In the meantime Johan entered the village, being careful not to walk between the holy fire and the chief’s house lest bad luck befall the village. An old woman, whose late husband had been the chief, now acted as chief. After she accepted his gift of food that included maize flour, sugar and vaseline we were allowed to enter the village. While we walked toward the village the children took Eitan’s hand and walked him to the village. Later the little boy, about 5 years old came to me and after trying to take off my watch noticed that my shirt was unbuttoned and promptly buttoned up my buttons. The girl tried also but even though she was older she couldn’t do even one. They then lead to us the village.

The old woman, with an enviable unlined face, was sitting next to a stick shelter. On the other side, just below a ‘pantry’, a young woman was sitting and shaking a gourd filled with milk. Inside the shelter was another woman lying down whom they said had malaria. The chief’s windowless hut was made from clay and I went inside. It was hard to see and the details we only saw later from the photos. At the time I could make out a corner where there were skins (and inkpots or tanning bottles) bowls of curdled milk with lots of flies around and a woman at another corner.

The woman shaking the calabash brought our some necklaces, which we bought without bargaining. She then took off a copper bracelet from her wrist and wanted me to buy that as well. She was unfamiliar with the R50 ($5.00) note that Eitan gave her and also had problem with the arithmetic, so we had to scrounge around until we had enough tens and twenties to make sixty. There were no men in the village. They may have been working at one of the Epupa camps, herding goats or cattle or working in the maize fields. They lived at a very poor level of subsistence farming that was in marked contrast to the elaborateness of their personal grooming and adornment.

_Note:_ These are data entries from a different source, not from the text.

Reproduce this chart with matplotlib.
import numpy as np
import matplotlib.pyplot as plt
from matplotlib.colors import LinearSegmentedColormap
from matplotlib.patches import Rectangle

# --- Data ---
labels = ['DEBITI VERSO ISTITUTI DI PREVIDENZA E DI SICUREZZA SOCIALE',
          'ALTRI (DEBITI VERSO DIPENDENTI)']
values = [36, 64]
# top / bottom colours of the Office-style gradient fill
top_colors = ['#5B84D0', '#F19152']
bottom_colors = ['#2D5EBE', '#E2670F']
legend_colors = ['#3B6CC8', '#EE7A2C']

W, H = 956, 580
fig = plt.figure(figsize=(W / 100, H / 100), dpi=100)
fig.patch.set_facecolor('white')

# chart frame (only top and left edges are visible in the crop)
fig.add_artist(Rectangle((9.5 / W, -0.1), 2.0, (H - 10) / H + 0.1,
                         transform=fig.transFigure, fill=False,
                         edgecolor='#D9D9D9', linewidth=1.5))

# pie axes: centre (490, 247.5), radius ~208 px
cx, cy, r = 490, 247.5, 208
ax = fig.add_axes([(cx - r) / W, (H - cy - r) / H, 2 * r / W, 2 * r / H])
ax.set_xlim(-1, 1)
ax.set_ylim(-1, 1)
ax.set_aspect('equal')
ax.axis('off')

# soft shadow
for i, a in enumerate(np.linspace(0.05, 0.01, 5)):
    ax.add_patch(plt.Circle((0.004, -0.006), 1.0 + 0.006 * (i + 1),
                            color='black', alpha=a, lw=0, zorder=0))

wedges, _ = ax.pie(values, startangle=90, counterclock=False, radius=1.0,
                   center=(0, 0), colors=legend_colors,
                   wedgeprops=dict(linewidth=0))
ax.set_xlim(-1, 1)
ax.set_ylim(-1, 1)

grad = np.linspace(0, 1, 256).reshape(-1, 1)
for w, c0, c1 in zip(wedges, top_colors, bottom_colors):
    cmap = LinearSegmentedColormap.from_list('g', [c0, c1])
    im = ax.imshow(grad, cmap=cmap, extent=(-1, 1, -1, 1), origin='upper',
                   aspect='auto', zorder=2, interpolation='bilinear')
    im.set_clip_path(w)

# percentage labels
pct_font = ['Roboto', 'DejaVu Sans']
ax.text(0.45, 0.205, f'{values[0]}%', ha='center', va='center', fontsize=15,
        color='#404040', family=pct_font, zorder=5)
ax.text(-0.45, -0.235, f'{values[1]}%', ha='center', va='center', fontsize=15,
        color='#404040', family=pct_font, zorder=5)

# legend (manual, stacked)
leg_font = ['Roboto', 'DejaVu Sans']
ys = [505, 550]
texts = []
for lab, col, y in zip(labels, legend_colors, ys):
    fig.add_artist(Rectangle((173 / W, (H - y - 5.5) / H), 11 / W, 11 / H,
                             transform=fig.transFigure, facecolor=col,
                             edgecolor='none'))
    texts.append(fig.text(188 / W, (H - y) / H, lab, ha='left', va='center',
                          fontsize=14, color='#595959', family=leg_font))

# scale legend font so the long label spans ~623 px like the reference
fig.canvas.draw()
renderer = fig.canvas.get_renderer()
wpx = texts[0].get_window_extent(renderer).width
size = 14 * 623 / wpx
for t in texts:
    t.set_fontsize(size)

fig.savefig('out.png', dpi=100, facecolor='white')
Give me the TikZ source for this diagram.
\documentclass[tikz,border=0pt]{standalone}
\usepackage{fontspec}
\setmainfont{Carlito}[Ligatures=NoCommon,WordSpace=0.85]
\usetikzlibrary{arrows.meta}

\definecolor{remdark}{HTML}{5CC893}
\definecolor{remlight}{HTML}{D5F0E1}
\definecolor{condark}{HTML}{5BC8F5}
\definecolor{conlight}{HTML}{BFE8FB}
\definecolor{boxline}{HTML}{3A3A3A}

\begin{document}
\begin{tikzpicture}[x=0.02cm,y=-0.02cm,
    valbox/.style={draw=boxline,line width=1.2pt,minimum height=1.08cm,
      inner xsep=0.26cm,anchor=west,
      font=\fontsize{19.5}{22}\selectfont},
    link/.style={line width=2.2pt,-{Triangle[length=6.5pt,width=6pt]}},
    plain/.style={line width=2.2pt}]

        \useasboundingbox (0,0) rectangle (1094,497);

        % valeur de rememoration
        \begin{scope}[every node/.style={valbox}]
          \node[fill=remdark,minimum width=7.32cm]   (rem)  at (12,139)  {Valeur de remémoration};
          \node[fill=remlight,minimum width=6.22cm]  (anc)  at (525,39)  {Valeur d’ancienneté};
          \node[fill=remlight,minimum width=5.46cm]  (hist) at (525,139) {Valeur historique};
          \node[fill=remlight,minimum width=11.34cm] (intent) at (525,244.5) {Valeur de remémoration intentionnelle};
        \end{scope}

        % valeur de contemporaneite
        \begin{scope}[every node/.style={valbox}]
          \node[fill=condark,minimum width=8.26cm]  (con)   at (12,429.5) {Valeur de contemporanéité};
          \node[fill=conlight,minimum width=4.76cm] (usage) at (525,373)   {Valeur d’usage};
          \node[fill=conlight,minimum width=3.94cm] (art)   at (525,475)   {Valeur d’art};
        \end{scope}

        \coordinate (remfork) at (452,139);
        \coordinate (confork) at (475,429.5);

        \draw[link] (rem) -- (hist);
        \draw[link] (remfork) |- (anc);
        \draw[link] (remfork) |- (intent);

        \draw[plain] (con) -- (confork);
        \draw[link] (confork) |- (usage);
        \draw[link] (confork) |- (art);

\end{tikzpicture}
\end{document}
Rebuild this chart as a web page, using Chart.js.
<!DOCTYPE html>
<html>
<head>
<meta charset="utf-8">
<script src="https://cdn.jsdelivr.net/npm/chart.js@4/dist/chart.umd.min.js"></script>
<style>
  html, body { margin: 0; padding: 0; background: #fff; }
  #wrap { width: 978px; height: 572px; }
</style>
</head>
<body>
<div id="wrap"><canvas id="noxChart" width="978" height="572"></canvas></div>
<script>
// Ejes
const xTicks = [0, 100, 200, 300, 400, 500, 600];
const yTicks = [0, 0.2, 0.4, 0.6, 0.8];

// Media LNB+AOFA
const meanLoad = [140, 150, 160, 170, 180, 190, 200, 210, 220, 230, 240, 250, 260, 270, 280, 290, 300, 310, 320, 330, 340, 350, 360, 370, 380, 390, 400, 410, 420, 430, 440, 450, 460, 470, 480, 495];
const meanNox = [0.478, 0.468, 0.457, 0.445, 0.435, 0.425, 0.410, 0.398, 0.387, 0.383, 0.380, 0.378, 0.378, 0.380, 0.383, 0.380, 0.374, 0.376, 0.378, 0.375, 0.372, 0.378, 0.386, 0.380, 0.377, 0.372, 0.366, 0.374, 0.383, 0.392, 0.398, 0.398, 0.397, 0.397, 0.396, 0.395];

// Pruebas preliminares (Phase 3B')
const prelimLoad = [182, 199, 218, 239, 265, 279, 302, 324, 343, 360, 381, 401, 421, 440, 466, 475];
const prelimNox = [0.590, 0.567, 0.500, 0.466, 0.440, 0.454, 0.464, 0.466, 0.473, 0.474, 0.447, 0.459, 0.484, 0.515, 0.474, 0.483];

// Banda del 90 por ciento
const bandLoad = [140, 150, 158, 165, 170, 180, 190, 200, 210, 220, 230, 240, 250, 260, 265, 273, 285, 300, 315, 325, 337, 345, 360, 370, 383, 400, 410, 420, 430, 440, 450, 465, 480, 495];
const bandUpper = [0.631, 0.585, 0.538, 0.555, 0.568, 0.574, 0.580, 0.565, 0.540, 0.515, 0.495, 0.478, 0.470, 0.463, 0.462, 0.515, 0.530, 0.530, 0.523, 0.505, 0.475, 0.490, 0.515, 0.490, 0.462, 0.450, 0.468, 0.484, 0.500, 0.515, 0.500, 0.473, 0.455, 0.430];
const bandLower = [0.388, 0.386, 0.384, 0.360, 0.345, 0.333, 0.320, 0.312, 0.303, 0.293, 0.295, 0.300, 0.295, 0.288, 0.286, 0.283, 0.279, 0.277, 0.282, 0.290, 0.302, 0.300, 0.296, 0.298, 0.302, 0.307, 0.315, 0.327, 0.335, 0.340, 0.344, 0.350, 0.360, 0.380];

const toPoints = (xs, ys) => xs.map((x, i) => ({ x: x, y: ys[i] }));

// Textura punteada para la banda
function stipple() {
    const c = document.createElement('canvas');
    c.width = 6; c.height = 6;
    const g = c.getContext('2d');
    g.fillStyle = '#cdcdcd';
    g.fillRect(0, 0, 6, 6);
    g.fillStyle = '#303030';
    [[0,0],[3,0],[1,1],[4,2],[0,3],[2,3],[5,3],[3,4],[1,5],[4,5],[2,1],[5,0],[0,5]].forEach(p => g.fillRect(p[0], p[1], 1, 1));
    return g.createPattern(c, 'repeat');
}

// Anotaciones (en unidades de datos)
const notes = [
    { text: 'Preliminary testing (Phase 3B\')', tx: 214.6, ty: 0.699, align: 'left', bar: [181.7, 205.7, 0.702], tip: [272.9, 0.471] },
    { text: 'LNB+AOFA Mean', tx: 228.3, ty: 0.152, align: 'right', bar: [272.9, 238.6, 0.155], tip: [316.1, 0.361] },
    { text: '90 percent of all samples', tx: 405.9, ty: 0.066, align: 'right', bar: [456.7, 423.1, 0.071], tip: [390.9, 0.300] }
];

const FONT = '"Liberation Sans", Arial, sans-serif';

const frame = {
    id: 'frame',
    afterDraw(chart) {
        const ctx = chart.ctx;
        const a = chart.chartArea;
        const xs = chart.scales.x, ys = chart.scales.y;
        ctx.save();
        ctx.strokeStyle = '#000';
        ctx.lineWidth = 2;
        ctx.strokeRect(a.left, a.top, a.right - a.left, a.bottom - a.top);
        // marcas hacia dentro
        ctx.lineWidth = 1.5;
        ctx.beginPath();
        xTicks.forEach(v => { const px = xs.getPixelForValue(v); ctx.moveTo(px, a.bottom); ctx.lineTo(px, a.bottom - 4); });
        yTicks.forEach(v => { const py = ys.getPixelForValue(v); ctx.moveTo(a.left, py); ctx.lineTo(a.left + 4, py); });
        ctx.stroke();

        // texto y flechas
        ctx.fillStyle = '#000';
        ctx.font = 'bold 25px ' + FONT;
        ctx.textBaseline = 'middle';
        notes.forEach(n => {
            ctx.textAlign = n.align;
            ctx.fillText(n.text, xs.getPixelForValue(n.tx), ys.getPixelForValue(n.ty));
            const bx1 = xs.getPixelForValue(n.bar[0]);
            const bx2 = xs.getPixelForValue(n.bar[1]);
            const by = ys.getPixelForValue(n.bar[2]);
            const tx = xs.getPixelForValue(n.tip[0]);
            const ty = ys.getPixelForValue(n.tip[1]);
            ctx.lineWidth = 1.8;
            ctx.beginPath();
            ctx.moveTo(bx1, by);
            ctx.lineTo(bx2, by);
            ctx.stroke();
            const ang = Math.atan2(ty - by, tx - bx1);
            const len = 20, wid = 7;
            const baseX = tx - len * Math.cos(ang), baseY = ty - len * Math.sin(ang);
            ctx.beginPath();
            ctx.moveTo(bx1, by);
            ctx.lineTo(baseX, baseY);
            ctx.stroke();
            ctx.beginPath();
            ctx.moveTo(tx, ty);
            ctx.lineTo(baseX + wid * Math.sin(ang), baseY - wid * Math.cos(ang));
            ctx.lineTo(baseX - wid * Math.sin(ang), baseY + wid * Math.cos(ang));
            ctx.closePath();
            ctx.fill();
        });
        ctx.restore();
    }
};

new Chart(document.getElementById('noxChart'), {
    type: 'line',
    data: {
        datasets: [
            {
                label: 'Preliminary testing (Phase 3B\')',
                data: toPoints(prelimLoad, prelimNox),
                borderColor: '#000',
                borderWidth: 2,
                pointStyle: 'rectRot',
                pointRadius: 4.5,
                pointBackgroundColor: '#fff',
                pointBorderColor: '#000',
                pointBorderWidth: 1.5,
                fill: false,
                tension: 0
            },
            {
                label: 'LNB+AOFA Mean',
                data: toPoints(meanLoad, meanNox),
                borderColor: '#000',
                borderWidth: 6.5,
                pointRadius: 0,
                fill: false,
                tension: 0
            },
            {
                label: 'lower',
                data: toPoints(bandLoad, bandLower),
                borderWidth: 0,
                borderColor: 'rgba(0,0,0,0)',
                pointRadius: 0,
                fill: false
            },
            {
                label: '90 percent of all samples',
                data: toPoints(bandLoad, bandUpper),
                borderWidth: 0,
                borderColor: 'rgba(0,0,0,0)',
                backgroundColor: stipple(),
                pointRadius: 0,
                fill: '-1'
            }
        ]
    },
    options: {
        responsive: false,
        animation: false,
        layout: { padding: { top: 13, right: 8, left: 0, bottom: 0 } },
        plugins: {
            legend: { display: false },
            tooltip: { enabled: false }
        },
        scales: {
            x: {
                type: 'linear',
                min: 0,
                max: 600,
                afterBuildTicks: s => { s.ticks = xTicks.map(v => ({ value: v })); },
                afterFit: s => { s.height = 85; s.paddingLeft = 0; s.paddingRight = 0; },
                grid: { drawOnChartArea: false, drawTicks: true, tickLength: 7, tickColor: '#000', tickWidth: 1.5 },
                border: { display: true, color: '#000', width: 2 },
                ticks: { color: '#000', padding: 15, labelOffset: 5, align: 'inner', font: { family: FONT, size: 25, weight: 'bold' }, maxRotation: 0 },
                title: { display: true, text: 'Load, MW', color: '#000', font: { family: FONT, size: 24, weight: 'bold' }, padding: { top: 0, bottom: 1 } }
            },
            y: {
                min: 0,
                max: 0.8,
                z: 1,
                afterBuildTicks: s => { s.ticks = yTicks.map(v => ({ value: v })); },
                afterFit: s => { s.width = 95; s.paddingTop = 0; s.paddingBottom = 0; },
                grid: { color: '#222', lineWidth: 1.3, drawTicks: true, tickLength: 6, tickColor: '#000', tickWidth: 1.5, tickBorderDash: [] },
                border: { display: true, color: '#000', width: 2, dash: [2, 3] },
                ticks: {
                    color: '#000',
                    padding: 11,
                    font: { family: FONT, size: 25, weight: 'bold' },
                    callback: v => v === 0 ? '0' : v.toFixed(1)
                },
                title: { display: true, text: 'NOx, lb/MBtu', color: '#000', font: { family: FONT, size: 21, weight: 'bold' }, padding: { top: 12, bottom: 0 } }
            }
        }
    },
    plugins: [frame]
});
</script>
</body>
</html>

With out heads still spinning we set off for the long ride back. That night we slept at Hobatere Lodge bordering Etosha Pan and saw some animals, but not the great herds we had expected. Our last night in Namibia was at Waterberg National Park. We arrived too late for the game drive looking for rhinos and so walked up the hill instead. The view from up was great – the rugged red sandstone covered with lichen, some of it lime green, and below a flat acacia covered plain as far as one could see, only here and there straight lines of dirt roads. We could hear baboons barking and even saw some near our rooms.
Waterberg had been a German camp before WWI and the dining room still reflected the glory of those days. Beautiful chandeliers hung from the wooden ceilings and we were served by waiters dressed in white jackets and bowties. The food was less than mediocre, reflecting the dichotomy between  a glorious past and the present problems of a wonderful country.

The next day we reached Windhoek, did some last-minute shopping, and flew to Johannesburg.